The most practical monitoring point is not the brand name but the direction of household economics in former t-broad regions. If SK Broadband can show stable broadband additions, rising giga-speed mix, modest pay-TV decline and lower save-offer intensity, the old cable regions are doing their job. If the company has to spend more on discounts to keep fewer television homes, the value migrates away from local cable and toward SK's newer fixed-infrastructure bets. A local network can look small beside national subscriber totals, but the economics are decided at the margin: one apartment complex retained, one field visit avoided, one customer moved from a cheap video plan to a broadband-led bundle, one congested node upgraded before it creates churn. Those small operating outcomes determine whether consolidation produces durable cash flow or merely slows the decline.

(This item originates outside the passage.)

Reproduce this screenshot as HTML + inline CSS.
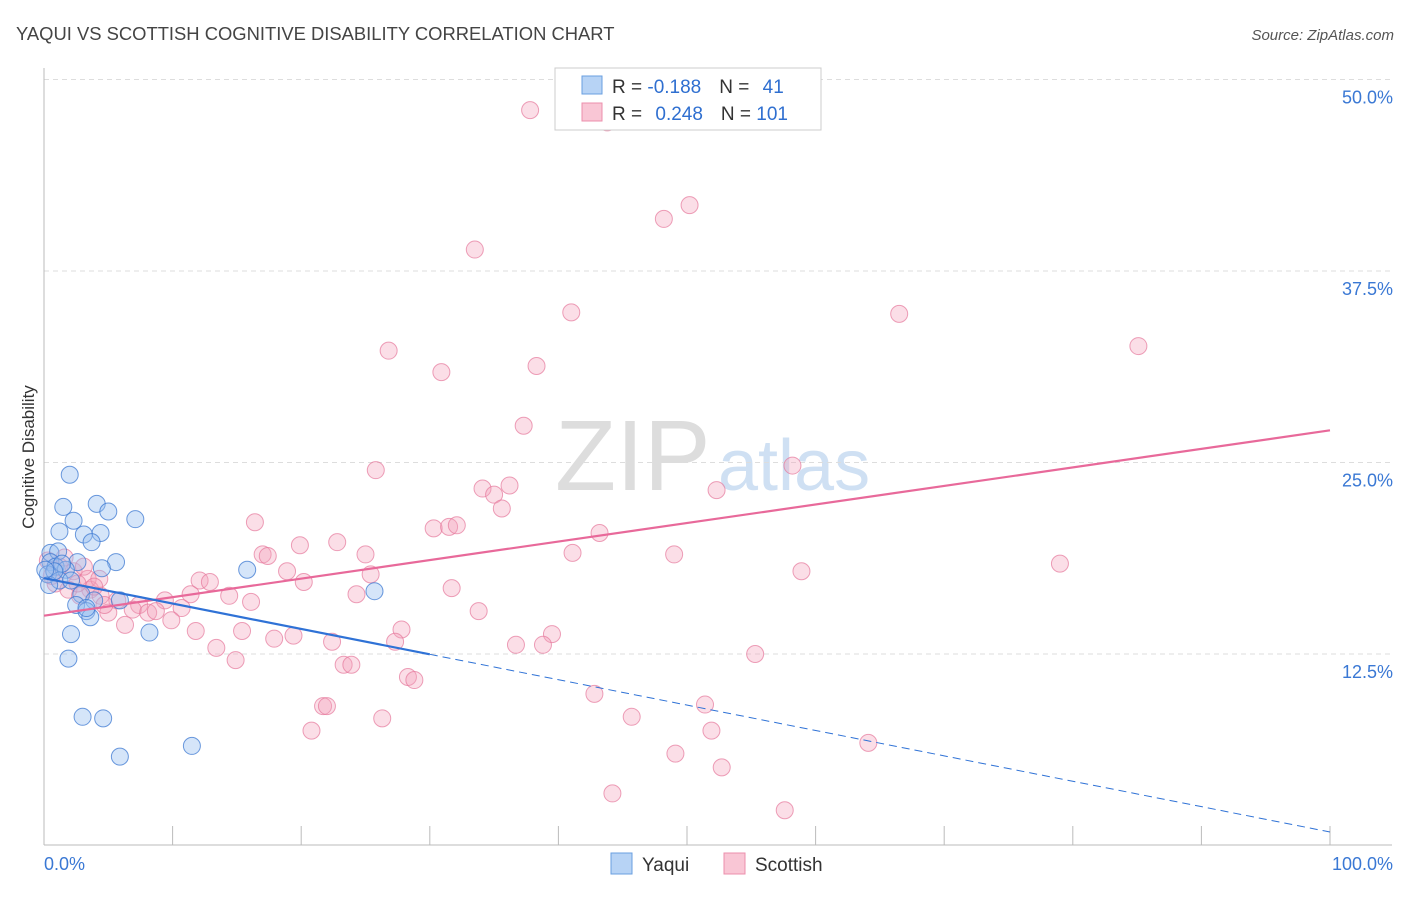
<!DOCTYPE html>
<html><head><meta charset="utf-8"><style>
body{margin:0;background:#fff;font-family:"Liberation Sans",sans-serif;}
svg text{font-family:"Liberation Sans",sans-serif;}
</style></head><body>
<svg width="1406" height="892" viewBox="0 0 1406 892">
<text x="16" y="40" font-size="18.4" fill="#444">YAQUI VS SCOTTISH COGNITIVE DISABILITY CORRELATION CHART</text>
<text x="1394" y="40" font-size="15" fill="#555" font-style="italic" text-anchor="end">Source: ZipAtlas.com</text>
<text x="34" y="457" font-size="17" fill="#333" text-anchor="middle" transform="rotate(-90 34 457)">Cognitive Disability</text>
<text x="555" y="490" font-size="100" fill="#ddd" font-family="Liberation Serif">ZIP</text>
<text x="718" y="490" font-size="72" fill="#cfe0f3">atlas</text>
<g id="grid"></g><g id="axes"></g><g id="pts"></g><g id="lines"></g>
<g>
<rect x="555" y="68" width="266" height="62" fill="#fff" stroke="#ccc"/>
<rect x="582" y="76" width="20" height="18" fill="#b7d3f5" stroke="#6a9fe0"/>
<rect x="582" y="103" width="20" height="18" fill="#f9c6d5" stroke="#ec8fac"/>
<text x="612" y="93" font-size="19" fill="#333">R = <tspan fill="#2f6fd0">-0.188</tspan><tspan dx="18">N = </tspan><tspan fill="#2f6fd0" dx="8">41</tspan></text>
<text x="612" y="120" font-size="19" fill="#333">R = <tspan fill="#2f6fd0" dx="8">0.248</tspan><tspan dx="18">N = </tspan><tspan fill="#2f6fd0">101</tspan></text>
</g>
<g>
<rect x="611" y="853" width="21" height="21" fill="#b7d3f5" stroke="#6a9fe0"/>
<text x="642" y="871" font-size="19" fill="#333">Yaqui</text>
<rect x="724" y="853" width="21" height="21" fill="#f9c6d5" stroke="#ec8fac"/>
<text x="755" y="871" font-size="19" fill="#333">Scottish</text>
</g>
</svg>
<script>
const yTicks=[12.5,25,37.5,50];
const yTickLabels=["12.5%","25.0%","37.5%","50.0%"];
const xLabels=["0.0%","100.0%"];
const yaquiX=[2.0,1.5,4.1,5.0,7.1,2.3,1.2,3.1,4.4,3.7,0.5,1.1,5.6,0.5,2.6,0.9,1.7,0.3,15.8,1.2,2.1,0.4,2.9,3.9,5.9,2.5,3.3,3.6,25.7,2.1,8.2,1.9,3.0,4.6,11.5,5.9,4.5,1.4,0.8,3.3,0.1];
const yaquiY=[24.2,22.1,22.3,21.8,21.3,21.2,20.5,20.3,20.4,19.8,19.1,19.2,18.5,18.5,18.5,18.2,18.0,17.7,18.0,17.3,17.3,17.0,16.4,16.0,16.0,15.7,15.3,14.9,16.6,13.8,13.9,12.2,8.4,8.3,6.5,5.8,18.1,18.4,17.9,15.5,18.0];
const scotX=[37.8,53.8,43.8,50.2,48.2,33.5,41.0,66.5,85.1,26.8,38.3,30.9,37.3,25.8,58.2,52.3,34.1,36.2,35.0,35.6,30.3,31.5,32.1,16.4,43.2,41.1,49.0,17.0,17.4,19.9,22.8,25.0,79.0,58.9,18.9,25.4,12.1,12.9,20.2,31.7,24.3,11.4,14.4,16.1,7.4,5.7,9.4,10.7,33.8,3.6,4.4,5.0,6.9,8.1,8.7,9.9,6.3,11.8,15.4,27.8,39.5,17.9,19.4,22.4,27.3,36.7,38.8,13.4,14.9,55.3,23.3,23.9,28.3,28.8,42.8,51.4,21.7,22.0,45.7,26.3,20.8,51.9,64.1,49.1,52.7,44.2,57.6,1.2,2.3,3.4,0.9,1.9,2.8,4.3,0.3,1.6,3.1,3.9,0.6,2.6,4.7];
const scotY=[48.0,50.0,47.2,41.8,40.9,38.9,34.8,34.7,32.6,32.3,31.3,30.9,27.4,24.5,24.8,23.2,23.3,23.5,22.9,22.0,20.7,20.8,20.9,21.1,20.4,19.1,19.0,19.0,18.9,19.6,19.8,19.0,18.4,17.9,17.9,17.7,17.3,17.2,17.2,16.8,16.4,16.4,16.3,15.9,15.7,16.0,16.0,15.5,15.3,16.7,16.3,15.2,15.4,15.2,15.3,14.7,14.4,14.0,14.0,14.1,13.8,13.5,13.7,13.3,13.3,13.1,13.1,12.9,12.1,12.5,11.8,11.8,11.0,10.8,9.9,9.2,9.1,9.1,8.4,8.3,7.5,7.5,6.7,6.0,5.1,3.4,2.3,18.2,17.9,17.4,17.1,16.7,16.3,17.4,18.6,18.8,18.2,16.9,17.6,17.1,15.7];
const scotTrend=[15.0,27.1];
const yaquiTrend=[17.45,0.88];
const NS="http://www.w3.org/2000/svg";
const X0=44,X1=1330,Ybase=845.5,Ypx=15.32;
function sx(v){return X0+(X1-X0)*v/100;}
function sy(v){return Ybase-v*Ypx;}
function mk(t,a,p){const e=document.createElementNS(NS,t);for(const k in a)e.setAttribute(k,a[k]);document.getElementById(p).appendChild(e);return e;}
yTicks.forEach((t,i)=>{
 const g=mk('line',{x1:44,x2:1392,y1:sy(t),y2:sy(t),stroke:'#ddd','stroke-dasharray':'5,4'},'grid');
 
 
 const l=mk('text',{x:1393,y:sy(t)+24,'font-size':18,fill:'#3a78d4','text-anchor':'end'},'axes');
 l.textContent=yTickLabels[i];
 
 
});
const ya=mk('line',{x1:44,x2:44,y1:68,y2:845,stroke:'#bbb'},'axes');


const xa=mk('line',{x1:44,x2:1392,y1:845,y2:845,stroke:'#bbb'},'axes');


for(let i=1;i<=10;i++){const t=mk('line',{x1:sx(i*10),x2:sx(i*10),y1:826,y2:845,stroke:'#bbb'},'axes');
 
 }
[[0,'start',44],[100,'end',1393]].forEach((d,i)=>{const t=mk('text',{x:d[2],y:870,'font-size':18,fill:'#3a78d4','text-anchor':d[1]},'axes');t.textContent=xLabels[i];
 
 });
scotX.forEach((v,i)=>{const c=mk('circle',{cx:sx(v),cy:sy(scotY[i]),r:8.5,fill:'rgba(244,160,185,0.35)',stroke:'rgba(230,120,155,0.7)','stroke-width':1},'pts');
 
 });
yaquiX.forEach((v,i)=>{const c=mk('circle',{cx:sx(v),cy:sy(yaquiY[i]),r:8.5,fill:'rgba(150,190,240,0.4)',stroke:'rgba(60,120,210,0.75)','stroke-width':1},'pts');
 
 });
const pl=mk('line',{x1:sx(0),y1:sy(scotTrend[0]),x2:sx(100),y2:sy(scotTrend[1]),stroke:'#e8699a','stroke-width':2.2},'lines');


const by30=yaquiTrend[0]+(yaquiTrend[1]-yaquiTrend[0])*0.3;
const b1=mk('line',{x1:sx(0),y1:sy(yaquiTrend[0]),x2:sx(30),y2:sy(by30),stroke:'#2f72d6','stroke-width':2.2},'lines');


const b2=mk('line',{x1:sx(30),y1:sy(by30),x2:sx(100),y2:sy(yaquiTrend[1]),stroke:'#2f72d6','stroke-width':1,'stroke-dasharray':'8,5'},'lines');


</script>
</body></html>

The best current judgment is therefore mixed but leaning positive after consolidation. As a stand-alone local cable broadcaster, Tbroad Suwon would face a declining video market, powerful streamers, subsidy-heavy telecom bundles and limited room to raise price. Inside SK Broadband, the same asset has more ways to matter: it can defend broadband households, supply a local service channel in dense Gyeonggi municipalities, contribute address-resource and network history through AS23563, and support a national B tv strategy that mixes IPTV, cable-style plans and streaming bundles. The value is no longer in being "local cable" as a self-contained business. It is in being a dense, already-billed access layer inside a national operator that needs every affordable household touchpoint it can keep.
That is a narrower claim than saying the old cable business has been rescued. The better claim is that its useful parts have been repurposed: premises access, billing continuity, routing history, local maintenance memory and bundle leverage. The open risk is operational execution, not strategic relevance.